Requirements. Retype the opening lines of the listing below, ending with the line that contains "Cell, Scatter, Label", and leave out any pictures.

Dataset excerpt.
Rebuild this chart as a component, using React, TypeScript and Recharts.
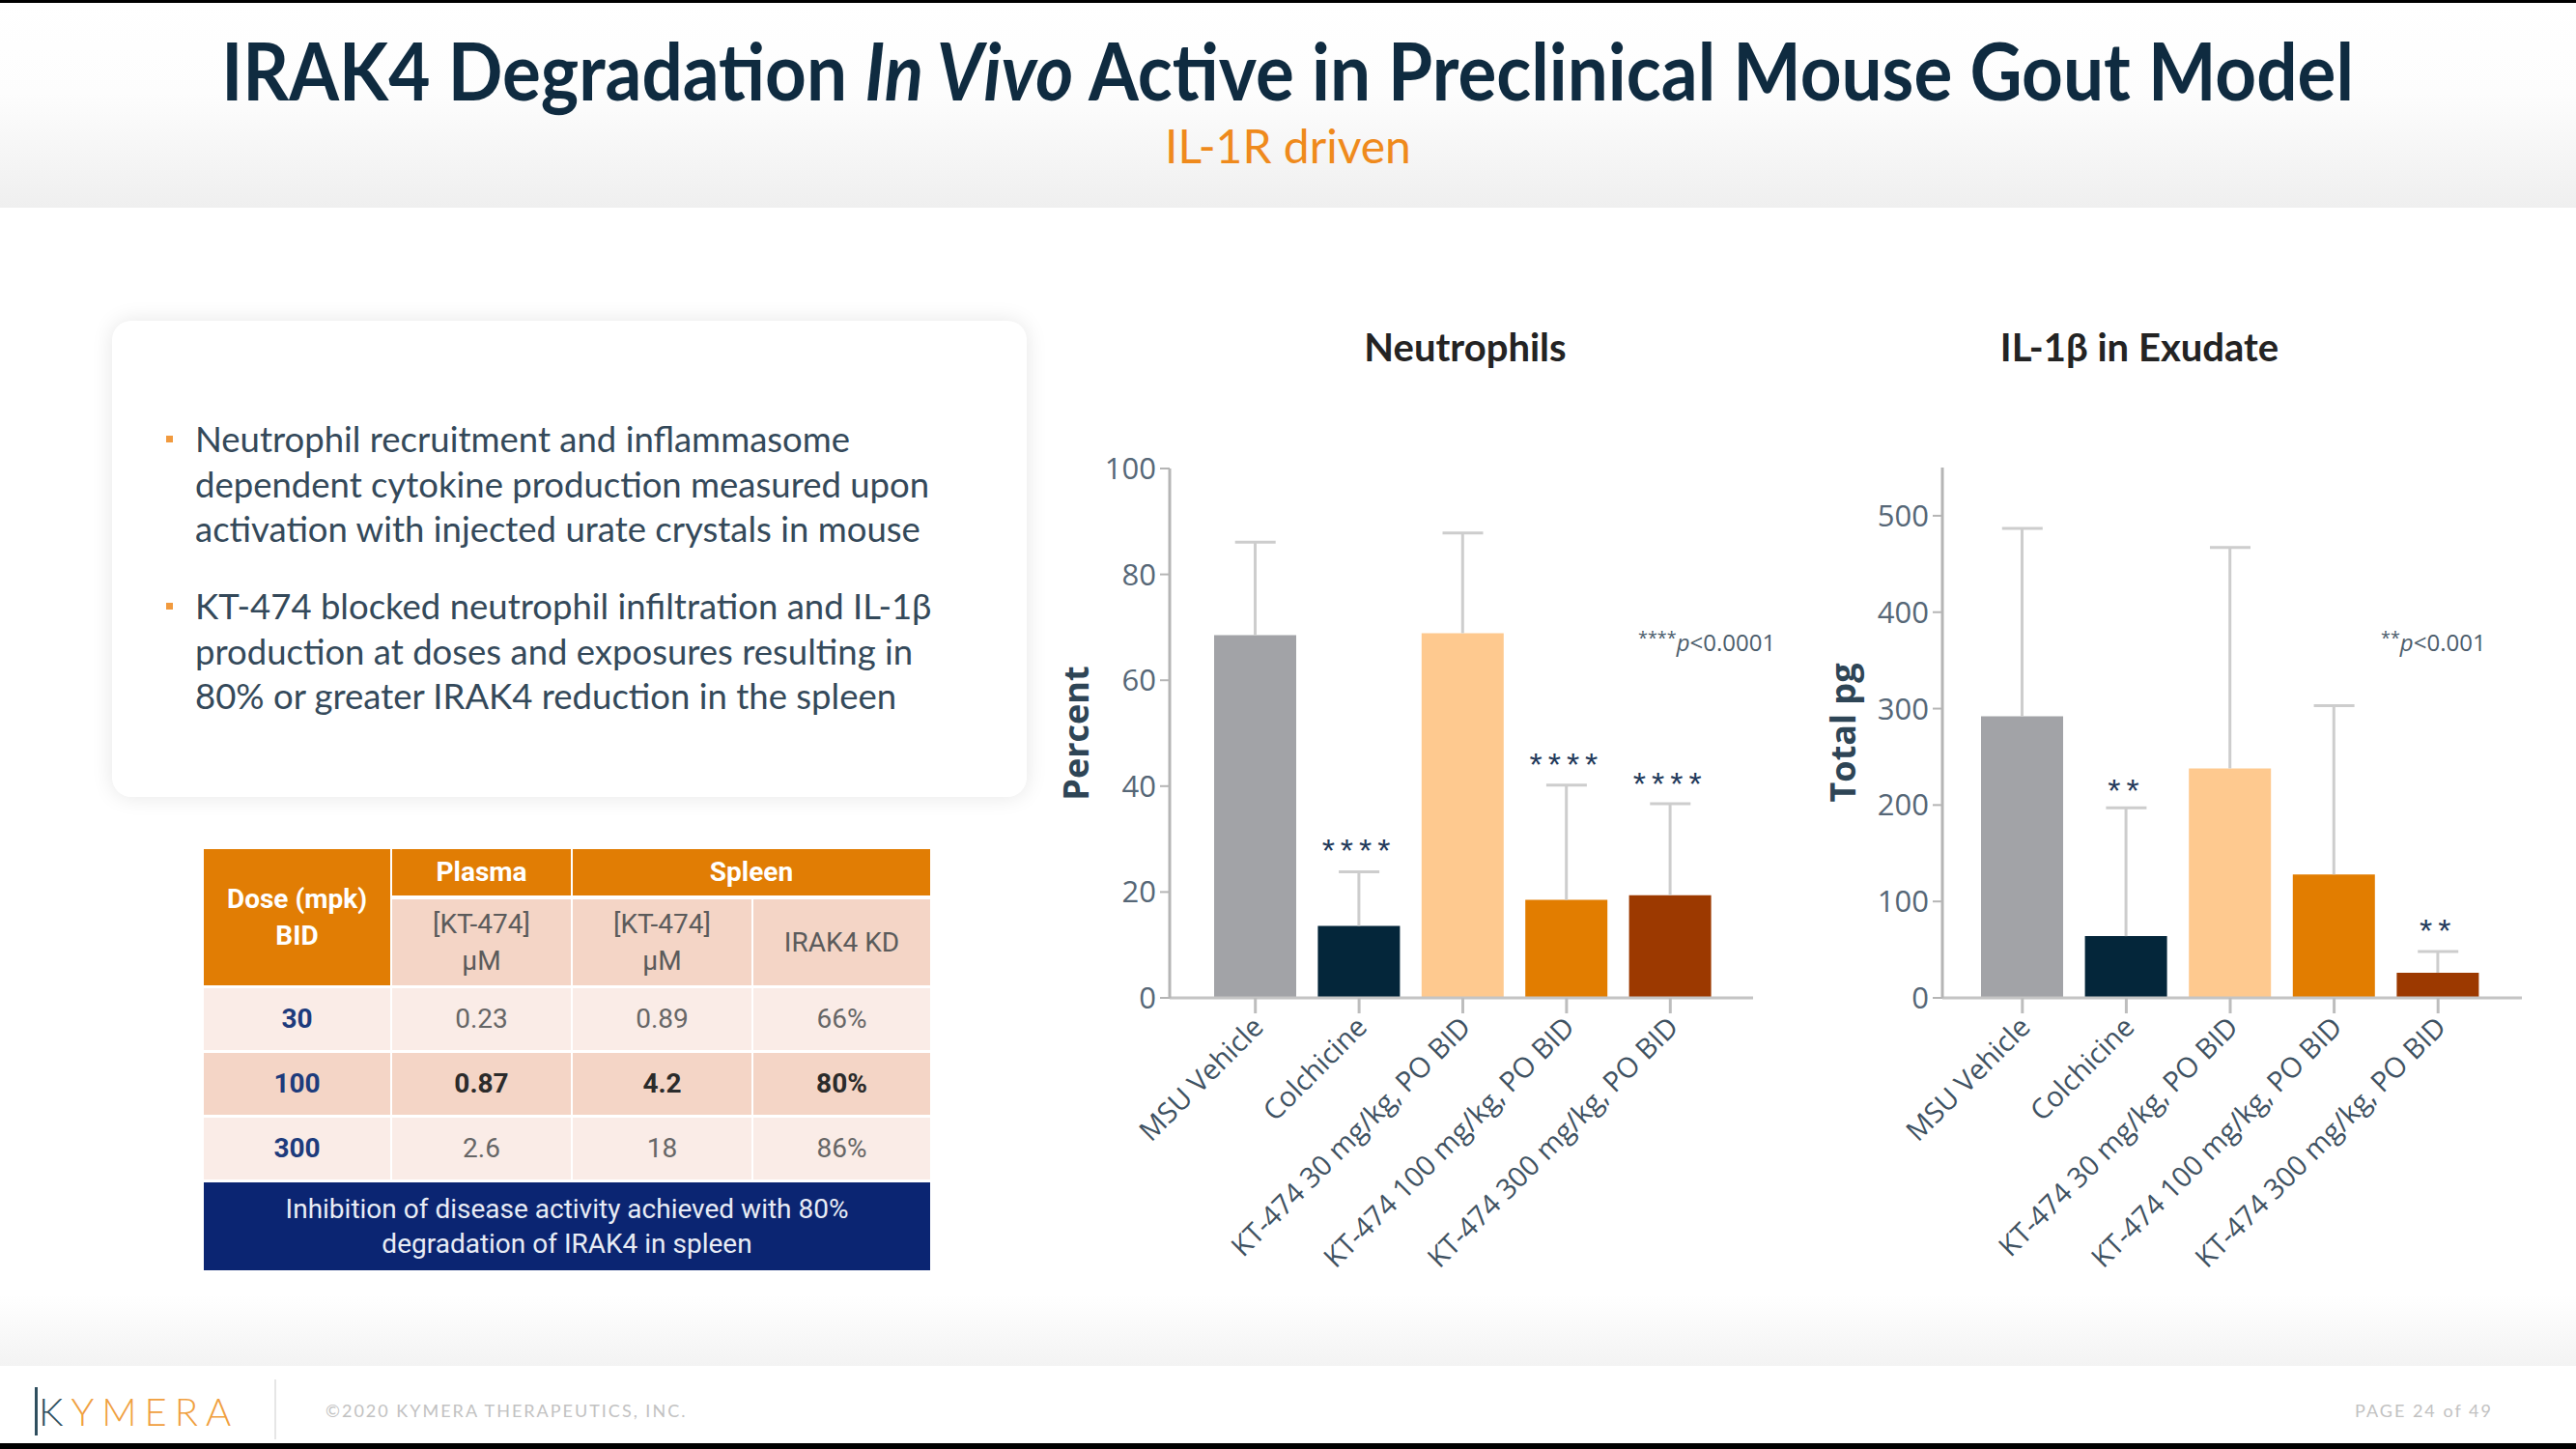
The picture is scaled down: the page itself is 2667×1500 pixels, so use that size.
import React from "react";
import { ComposedChart, Bar, XAxis, YAxis, ErrorBar, Cell, Scatter, Label } from "recharts";

// treatment groups, same order in both panels
const groups = [
  "MSU Vehicle",
  "Colchicine",
  "KT-474 30 mg/kg, PO BID",
  "KT-474 100 mg/kg, PO BID",
  "KT-474 300 mg/kg, PO BID",
];
const barColors = ["#a2a3a7", "#04263a", "#fec98f", "#e27d00", "#9c3900"];

// Neutrophils (percent), mean and upward SD
const neutrophilMean = [68.5, 13.6, 68.9, 18.5, 19.4];
const neutrophilSd = [17.6, 10.2, 18.9, 21.7, 17.3];
const neutrophilStars = ["", "****", "", "****", "****"];
const neutrophilStarAt = [null, 29.2, null, 45.5, 41.7];
const percentTicks = [0, 20, 40, 60, 80, 100];

// IL-1b in exudate (total pg)
const il1bMean = [292, 64, 238, 128, 26];
const il1bSd = [195, 133, 229, 175, 22];
const il1bStars = ["", "**", "", "", "**"];
const il1bStarAt = [null, 222, null, null, 77];
const pgTicks = [0, 100, 200, 300, 400, 500];

// exposure table
const doses = ["30", "100", "300"];
const plasmaConc = ["0.23", "0.87", "2.6"];
const spleenConc = ["0.89", "4.2", "18"];
const irak4Kd = ["66%", "80%", "86%"];

const bullets = [
  [
    "Neutrophil recruitment and inflammasome",
    "dependent cytokine production measured upon",
    "activation with injected urate crystals in mouse",
  ],
  [
    "KT-474 blocked neutrophil infiltration and IL-1\u03b2",
    "production at doses and exposures resulting in",
    "80% or greater IRAK4 reduction in the spleen",
  ],
];

const sans = "'Open Sans', 'DejaVu Sans', sans-serif";
const lato = "Lato, 'Open Sans', sans-serif";

function GroupTick(props: any) {
  const { x, y, payload } = props;
  const ax = x + 10;
  const ay = y + 14;
  return (
    <text
      x={ax}
      y={ay}
      transform={`rotate(-45 ${ax} ${ay})`}
      textAnchor="end"
      fontSize={29}
      fill="#3f5262"
      fontFamily={sans}
    >
      {payload.value}
    </text>
  );
}

function StarMark(props: any) {
  const { cx, cy, payload } = props;
  if (!payload || !payload.mark || typeof cy !== "number" || isNaN(cy)) return <g />;
  return (
    <text
      x={cx}
      y={cy + 19}
      textAnchor="middle"
      fontSize={34}
      letterSpacing={6}
      fill="#22395a"
      fontFamily="'Liberation Sans', sans-serif"
    >
      {payload.mark}
    </text>
  );
}

// cap drawn only on the upper end of each error bar
function ErrCap(props: any) {
  const { cx, cy } = props;
  if (typeof cy !== "number" || isNaN(cy)) return <g />;
  return <line x1={cx - 21} x2={cx + 21} y1={cy} y2={cy} stroke="#cdcdcd" strokeWidth={3} />;
}

interface PanelProps {
  left: number;
  yLabel: string;
  labelOffset: number;
  mean: number[];
  sd: number[];
  stars: string[];
  starAt: (number | null)[];
  domain: [number, number];
  ticks: number[];
  top: number;
  right: number;
  pad: { left: number; right: number };
}

function Panel({ left, yLabel, labelOffset, mean, sd, stars, starAt, domain, ticks, top, right, pad }: PanelProps) {
  const data = groups.map((name, i) => ({
    name,
    value: mean[i],
    err: [0, sd[i]],
    errTop: mean[i] + sd[i],
    star: starAt[i],
    mark: stars[i],
  }));
  return (
    <div style={{ position: "absolute", left, top: 400 }}>
      <ComposedChart
        width={800}
        height={1000}
        data={data}
        margin={{ top, right, left: 41, bottom: 67 }}
      >
        <XAxis
          dataKey="name"
          interval={0}
          tick={<GroupTick />}
          tickSize={16}
          tickLine={{ stroke: "#bdbdbd", strokeWidth: 3 }}
          axisLine={{ stroke: "#c4c4c4", strokeWidth: 3 }}
          height={300}
          padding={pad}
        />
        <YAxis
          type="number"
          domain={domain}
          ticks={ticks}
          width={120}
          tickSize={10}
          tickMargin={4}
          axisLine={{ stroke: "#b5b5b5", strokeWidth: 3 }}
          tickLine={{ stroke: "#b5b5b5", strokeWidth: 2 }}
          tick={{ fontSize: 31, fill: "#566777", fontFamily: sans }}
        >
          <Label
            value={yLabel}
            angle={-90}
            position="insideLeft"
            offset={labelOffset}
            style={{ textAnchor: "middle", fontSize: 36, fontWeight: 700, fill: "#2e4556", fontFamily: sans }}
          />
        </YAxis>
        <Bar dataKey="value" barSize={85} isAnimationActive={false}>
          {data.map((d, i) => (
            <Cell key={d.name} fill={barColors[i]} />
          ))}
          <ErrorBar dataKey="err" width={0} stroke="#cdcdcd" strokeWidth={3} />
        </Bar>
        <Scatter dataKey="errTop" shape={<ErrCap />} isAnimationActive={false} />
        <Scatter dataKey="star" shape={<StarMark />} isAnimationActive={false} />
      </ComposedChart>
    </div>
  );
}

const cellBase: React.CSSProperties = {
  position: "absolute",
  display: "flex",
  alignItems: "center",
  justifyContent: "center",
  textAlign: "center",
  fontFamily: "Roboto, 'Liberation Sans', sans-serif",
  fontSize: 28,
  lineHeight: "38px",
};

function ExposureTable() {
  const colX = [211, 406, 593, 780];
  const colW = [193, 185, 185, 183];
  const rowTop = [1023, 1090, 1157];
  const rowFill = ["#faece7", "#f4d5c6", "#faece7"];
  const cols = [doses, plasmaConc, spleenConc, irak4Kd];
  const orange = "#e17d04";
  const peach = "#f4d5c6";
  return (
    <>
      <div style={{ ...cellBase, left: colX[0], top: 879, width: colW[0], height: 141, background: orange, color: "#fff", fontWeight: 700 }}>
        Dose (mpk)
        <br />
        BID
      </div>
      <div style={{ ...cellBase, left: colX[1], top: 879, width: colW[1], height: 48, background: orange, color: "#fff", fontWeight: 700 }}>
        Plasma
      </div>
      <div style={{ ...cellBase, left: colX[2], top: 879, width: colW[2] + colW[3] + 2, height: 48, background: orange, color: "#fff", fontWeight: 700 }}>
        Spleen
      </div>
      {["[KT-474]\n\u00b5M", "[KT-474]\n\u00b5M", "IRAK4 KD"].map((t, j) => (
        <div
          key={j}
          style={{ ...cellBase, left: colX[j + 1], top: 931, width: colW[j + 1], height: 89, background: peach, color: "#5b5b5b", whiteSpace: "pre-line" }}
        >
          {t}
        </div>
      ))}
      {rowTop.map((t, r) =>
        cols.map((c, j) => (
          <div
            key={`${r}-${j}`}
            style={{
              ...cellBase,
              left: colX[j],
              top: t,
              width: colW[j],
              height: 64,
              background: rowFill[r],
              color: j === 0 ? "#1d3b7c" : r === 1 ? "#2b2b2b" : "#666",
              fontWeight: j === 0 || r === 1 ? 700 : 400,
            }}
          >
            {c[r]}
          </div>
        ))
      )}
      <div
        style={{ ...cellBase, left: 211, top: 1224, width: 752, height: 91, background: "#0b2572", color: "#e8ecf5", fontSize: 28, lineHeight: "36px" }}
      >
        Inhibition of disease activity achieved with 80%
        <br />
        degradation of IRAK4 in spleen
      </div>
    </>
  );
}

export default function App() {
  return (
    <div style={{ position: "absolute", left: 0, top: 0, width: 2667, height: 1500, background: "#fff", overflow: "hidden" }}>
      {/* header band */}
      <div style={{ position: "absolute", left: 0, top: 0, width: 2667, height: 215, background: "linear-gradient(#ffffff 0%, #fdfdfd 45%, #efefef 100%)" }} />
      <div style={{ position: "absolute", left: 0, top: 0, width: 2667, height: 3, background: "#000" }} />
      <div style={{ position: "absolute", left: 0, top: 1340, width: 2667, height: 74, background: "linear-gradient(#ffffff, #f3f3f3)" }} />
      <div style={{ position: "absolute", left: 0, top: 1494, width: 2667, height: 6, background: "#000" }} />

      <div style={{ position: "absolute", left: 0, top: 22, width: 2667, textAlign: "center", fontFamily: lato, fontWeight: 700, fontSize: 82, lineHeight: "100px", color: "#0f2b40", whiteSpace: "nowrap" }}>
        <span style={{ display: "inline-block", transform: "scaleX(0.91)" }}>
          IRAK4 Degradation <i>In Vivo</i> Active in Preclinical Mouse Gout Model
        </span>
      </div>
      <div style={{ position: "absolute", left: 0, top: 122, width: 2667, textAlign: "center", fontFamily: lato, fontSize: 48, lineHeight: "58px", color: "#ef8a1c" }}>
        IL-1R driven
      </div>

      {/* text card */}
      <div style={{ position: "absolute", left: 116, top: 332, width: 947, height: 493, background: "#fff", borderRadius: 20, boxShadow: "0 0 22px rgba(0,0,0,0.10)" }} />
      {bullets.map((lines, b) => (
        <div key={b} style={{ position: "absolute", left: 202, top: 431 + b * 173 }}>
          <div style={{ position: "absolute", left: -30, top: 20, width: 7, height: 7, background: "#f19a3e" }} />
          {lines.map((l) => (
            <div key={l} style={{ fontFamily: lato, fontSize: 36.5, lineHeight: "46.5px", color: "#34495a", whiteSpace: "nowrap" }}>
              {l}
            </div>
          ))}
        </div>
      ))}

      <ExposureTable />

      {/* charts */}
      <div style={{ position: "absolute", left: 1317, top: 332, width: 400, textAlign: "center", fontFamily: lato, fontWeight: 700, fontSize: 40, lineHeight: "54px", color: "#232323" }}>
        Neutrophils
      </div>
      <div style={{ position: "absolute", left: 2015, top: 332, width: 400, textAlign: "center", fontFamily: lato, fontWeight: 700, fontSize: 40, lineHeight: "54px", color: "#232323" }}>
        IL-1{"\u03b2"} in Exudate
      </div>
      <Panel
        left={1050}
        yLabel="Percent"
        labelOffset={23}
        mean={neutrophilMean}
        sd={neutrophilSd}
        stars={neutrophilStars}
        starAt={neutrophilStarAt}
        domain={[0, 100]}
        ticks={percentTicks}
        top={85}
        right={35}
        pad={{ left: 35, right: 32 }}
      />
      <Panel
        left={1850}
        yLabel="Total pg"
        labelOffset={17}
        mean={il1bMean}
        sd={il1bSd}
        stars={il1bStars}
        starAt={il1bStarAt}
        domain={[0, 550]}
        ticks={pgTicks}
        top={84}
        right={39}
        pad={{ left: 29, right: 33 }}
      />
      <div style={{ position: "absolute", left: 1696, top: 648, fontFamily: sans, fontSize: 24, color: "#4b5c6b", whiteSpace: "nowrap" }}>
        <span style={{ fontSize: 18, verticalAlign: "top" }}>****</span>
        <i>p</i>&lt;0.0001
      </div>
      <div style={{ position: "absolute", left: 2465, top: 648, fontFamily: sans, fontSize: 24, color: "#4b5c6b", whiteSpace: "nowrap" }}>
        <span style={{ fontSize: 18, verticalAlign: "top" }}>**</span>
        <i>p</i>&lt;0.001
      </div>

      {/* footer */}
      <div style={{ position: "absolute", left: 36, top: 1436, width: 3, height: 50, background: "#2f4f5f" }} />
      <div style={{ position: "absolute", left: 40, top: 1436, fontFamily: lato, fontWeight: 300, fontSize: 40, lineHeight: "50px", letterSpacing: 8, whiteSpace: "nowrap" }}>
        <span style={{ color: "#2f4f5f" }}>K</span>
        <span style={{ color: "#f0a040" }}>YMERA</span>
      </div>
      <div style={{ position: "absolute", left: 284, top: 1428, width: 2, height: 62, background: "#e6e6e6" }} />
      <div style={{ position: "absolute", left: 337, top: 1449, fontFamily: lato, fontSize: 18, letterSpacing: 2, color: "#c2c2c2", whiteSpace: "nowrap" }}>
        {"\u00a9"}2020 KYMERA THERAPEUTICS, INC.
      </div>
      <div style={{ position: "absolute", left: 2438, top: 1449, fontFamily: lato, fontSize: 18, letterSpacing: 2, color: "#c2c2c2", whiteSpace: "nowrap" }}>
        PAGE 24 of 49
      </div>
    </div>
  );
}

The answer.
Rebuild this chart as a component, using React, TypeScript and Recharts.
The picture is scaled down: the page itself is 2667×1500 pixels, so use that size.
import React from "react";
import { ComposedChart, Bar, XAxis, YAxis, ErrorBar, Cell, Scatter, Label } from "recharts";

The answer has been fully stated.